From 2018 to 2025, hard seltzers and RTDs are killing beer. It is ironic how craft is no longer written as the future of beverage alcohol.
Spirits
In 1980, per capita for spirits peaked and declined every year until 1997. Spirits were declared dead in many leading news publications and trade journals, its share of beverage alcohol dropped from plus-40% to under 30%.
The Wall Steet Journal in 1982, The New York Times in 1985, “Beverage Industry News” in 1988, “Time Magazine” in 1991 and Fortune “Can Spirits Survive the 1990s” are some examples.
Wine
The Wall Street Journal in 1985, “The Wine Spectator” in 1987, Fortune in 1994 and “Time Magazine” in 1996 all declared wine dead.
While national media was writing the obituary for beer, spirits and wine; the choirs in regional and trade press further proclaimed the end of these categories at different times.
Today, the darling segments of hard seltzer and craft have died. All these categories have been raised from the dead several times over the past 50 years. The RTD push in 2010 got nowhere as well as hard cider.
Now RTD’s are back with significant resources being placed behind them, similar to spirits just a decade ago. Finally, NA Beer is another darling category. It was in the 1990s that it was written about as the next frontier.
What does this all mean? A couple of themes exist throughout all of these proclaimed market shifts and deaths.
In each case, the emerging segment/category was viewed as new and exciting, and addressing long-term needs of consumers with endless runway.
In nearly each case, a variation on healthy lifestyle followed by indulgence and back to healthy lifestyle occurred.
Brands rose and peaked in a relatively short timeframe of five to 10 years before flattening or declining in most cases.
Money chased these segments/categories causing market fragmentation and saturation.

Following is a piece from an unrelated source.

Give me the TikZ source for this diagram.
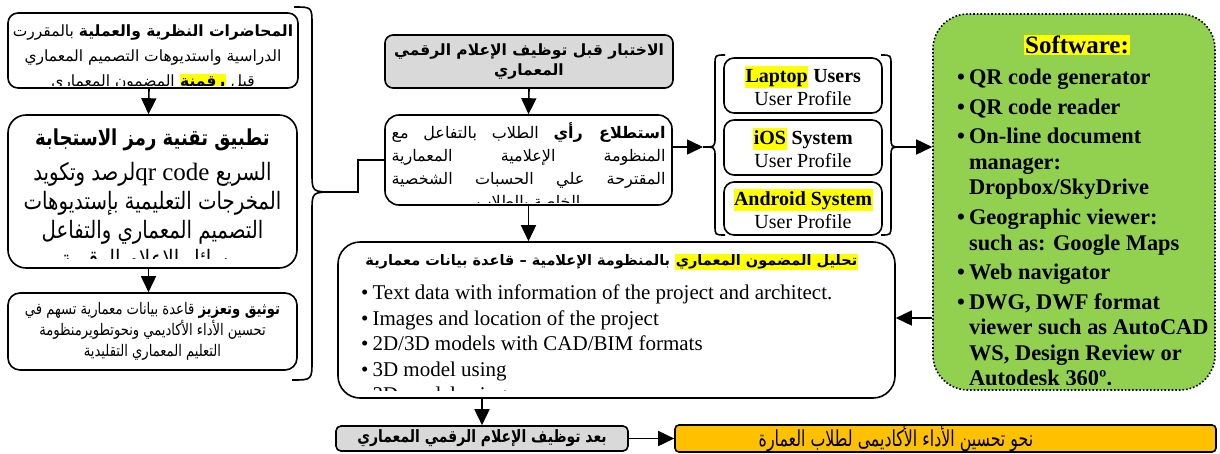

Market leaders entered the game through a combination of new product launches and acquisition only to retrench at a later date.
Younger consumers embraced the new beverage types driving performance before fatigue set in and they moved on.
I am not suggesting that the growth of RTDs will end in a short period of time over the next year or two. Nor am I suggesting that NA Beer is destined to hit the wall shortly. What I am trying to convey is that beer, wine and spirits categories have been declared dead at multiple times over the past 50 years only to be reborn and experience solid if not sustained strong growth over the following decade or, in some cases, longer.
There will be many changes in the market in terms of market structure, value systems and preferences. Some of which is beginning to occur today. So before declaring any category the ultimate winner or other categories as dead, realize the sun will shine on traditional beer, wine and spirits again at some point in the not-too-distant future and new heroes will be born.
Markets are not static, and one needs to look deep against several societal, product, consumer and market dynamics to name a few to gain a perspective as to where it is heading. I can share several presentations I gave more than 10 years ago that points to where we are today that was against popular opinion at the time. Now is the time to look forward to where we are going, not where we are as the sun will shine again.